500-1200ms for a search on 3.6TB with very high-cardinality faceting. Nice. But, how come the response time never gets below 500ms? This is due to a technicality in Solr faceting where it iterates counters for all potential facet terms (1.2 billion in this case), not just the ones that are actually updated. A more thorough explanation as well as a solution can be found in the blog post on Sparse Faceting. Let’s see a graph with both Solr standard and sparse faceting:
Or viewed as a Box and Whiskers plot, for sparse faceting only:
A quite peculiar looking development of response times. Still, looking at the whale graph at the beginning of this post, they do seem somewhat familiar. This is definitely an experiment that could benefit from a re-run with more sample points. Anyway, notice how even searches with 10M hits are faceted in less than 800ms.
So far our setup for search in the Danish web archive looks very promising. We have showed that searching with faceting on very high-cardinality fields can be achieved with acceptable (< 1 second in our case) response times on relatively cheap hardware. We will continue testing as the index grows and adjust our hardware, should it prove inadequate for the full corpus.

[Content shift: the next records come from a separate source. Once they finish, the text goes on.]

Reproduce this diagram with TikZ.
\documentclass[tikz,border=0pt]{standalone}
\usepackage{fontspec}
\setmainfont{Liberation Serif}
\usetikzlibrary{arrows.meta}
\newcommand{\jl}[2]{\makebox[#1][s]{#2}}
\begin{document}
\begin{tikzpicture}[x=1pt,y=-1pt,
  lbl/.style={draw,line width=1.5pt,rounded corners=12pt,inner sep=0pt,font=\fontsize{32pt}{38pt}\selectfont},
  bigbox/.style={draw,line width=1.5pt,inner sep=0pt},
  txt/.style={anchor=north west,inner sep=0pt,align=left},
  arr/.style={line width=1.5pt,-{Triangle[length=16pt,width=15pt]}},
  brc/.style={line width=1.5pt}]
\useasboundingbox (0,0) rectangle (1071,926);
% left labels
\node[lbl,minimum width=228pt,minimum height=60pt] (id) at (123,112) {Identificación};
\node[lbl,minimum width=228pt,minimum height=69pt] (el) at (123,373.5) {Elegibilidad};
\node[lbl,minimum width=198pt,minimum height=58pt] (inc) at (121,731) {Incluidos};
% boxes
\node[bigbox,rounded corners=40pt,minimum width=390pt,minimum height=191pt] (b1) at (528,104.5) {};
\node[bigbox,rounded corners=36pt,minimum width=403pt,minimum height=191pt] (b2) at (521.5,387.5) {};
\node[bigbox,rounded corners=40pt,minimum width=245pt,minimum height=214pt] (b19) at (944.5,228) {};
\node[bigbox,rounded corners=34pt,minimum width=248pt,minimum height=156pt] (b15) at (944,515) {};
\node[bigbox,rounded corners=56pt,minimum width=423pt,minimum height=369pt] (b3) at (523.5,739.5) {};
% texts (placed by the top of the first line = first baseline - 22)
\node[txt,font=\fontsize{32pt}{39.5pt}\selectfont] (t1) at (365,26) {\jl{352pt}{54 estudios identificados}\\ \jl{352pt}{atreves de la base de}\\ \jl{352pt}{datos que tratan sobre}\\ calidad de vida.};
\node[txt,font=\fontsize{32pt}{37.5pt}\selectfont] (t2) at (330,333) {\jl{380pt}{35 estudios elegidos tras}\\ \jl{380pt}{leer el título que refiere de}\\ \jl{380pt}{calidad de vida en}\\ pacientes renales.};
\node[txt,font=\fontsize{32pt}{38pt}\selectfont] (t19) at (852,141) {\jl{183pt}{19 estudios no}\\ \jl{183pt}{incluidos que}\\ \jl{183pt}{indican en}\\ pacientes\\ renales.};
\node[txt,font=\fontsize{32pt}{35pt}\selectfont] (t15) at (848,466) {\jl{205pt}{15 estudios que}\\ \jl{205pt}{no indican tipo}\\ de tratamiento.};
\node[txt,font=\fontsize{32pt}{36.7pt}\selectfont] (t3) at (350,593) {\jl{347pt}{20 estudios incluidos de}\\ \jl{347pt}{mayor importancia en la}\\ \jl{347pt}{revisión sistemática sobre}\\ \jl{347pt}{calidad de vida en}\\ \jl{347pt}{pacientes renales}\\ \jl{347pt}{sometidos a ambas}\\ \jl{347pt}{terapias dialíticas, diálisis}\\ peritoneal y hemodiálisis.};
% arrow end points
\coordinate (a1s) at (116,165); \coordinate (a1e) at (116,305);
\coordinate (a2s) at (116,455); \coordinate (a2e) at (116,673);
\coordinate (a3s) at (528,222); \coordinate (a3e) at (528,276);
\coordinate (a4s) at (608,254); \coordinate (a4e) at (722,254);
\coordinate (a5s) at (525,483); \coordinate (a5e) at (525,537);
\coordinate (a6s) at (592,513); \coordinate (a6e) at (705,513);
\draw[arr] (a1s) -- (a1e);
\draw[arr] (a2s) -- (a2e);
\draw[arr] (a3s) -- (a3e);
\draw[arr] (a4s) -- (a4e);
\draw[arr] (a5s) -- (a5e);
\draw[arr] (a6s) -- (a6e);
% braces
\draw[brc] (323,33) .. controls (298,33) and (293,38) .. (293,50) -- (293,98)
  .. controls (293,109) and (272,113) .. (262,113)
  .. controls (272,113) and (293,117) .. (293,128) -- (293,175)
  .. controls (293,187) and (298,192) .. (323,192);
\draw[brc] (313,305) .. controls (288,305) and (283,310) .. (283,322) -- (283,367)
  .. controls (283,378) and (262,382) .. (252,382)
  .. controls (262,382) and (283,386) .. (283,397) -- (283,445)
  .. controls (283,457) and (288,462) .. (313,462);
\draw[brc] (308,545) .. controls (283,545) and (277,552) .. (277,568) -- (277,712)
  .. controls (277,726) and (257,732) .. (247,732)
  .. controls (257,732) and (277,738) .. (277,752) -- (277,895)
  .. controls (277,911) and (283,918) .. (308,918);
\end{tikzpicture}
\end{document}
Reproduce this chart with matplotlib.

We have filled 19 out of the 25 SSDs for a total of 17TB or 5.6 billion documents. We have also isolated and partly solved the performance drop at 1000-100,000 hits that is visible in the graphs above; see ten times faster for details. Overall performance remains well within expectations.
Our biggest miscalculation seems to have been for the total size of the the full web archive index: 25 SSDs will not be enough to hold it all. Adding another row of 25 SSDs to the single machine seems unrealistic as the current bottleneck is CPU & RAM-speed, not storage I/O. The current plan is to scale out by buying 1 or 2 extra machines with the same specs as the current.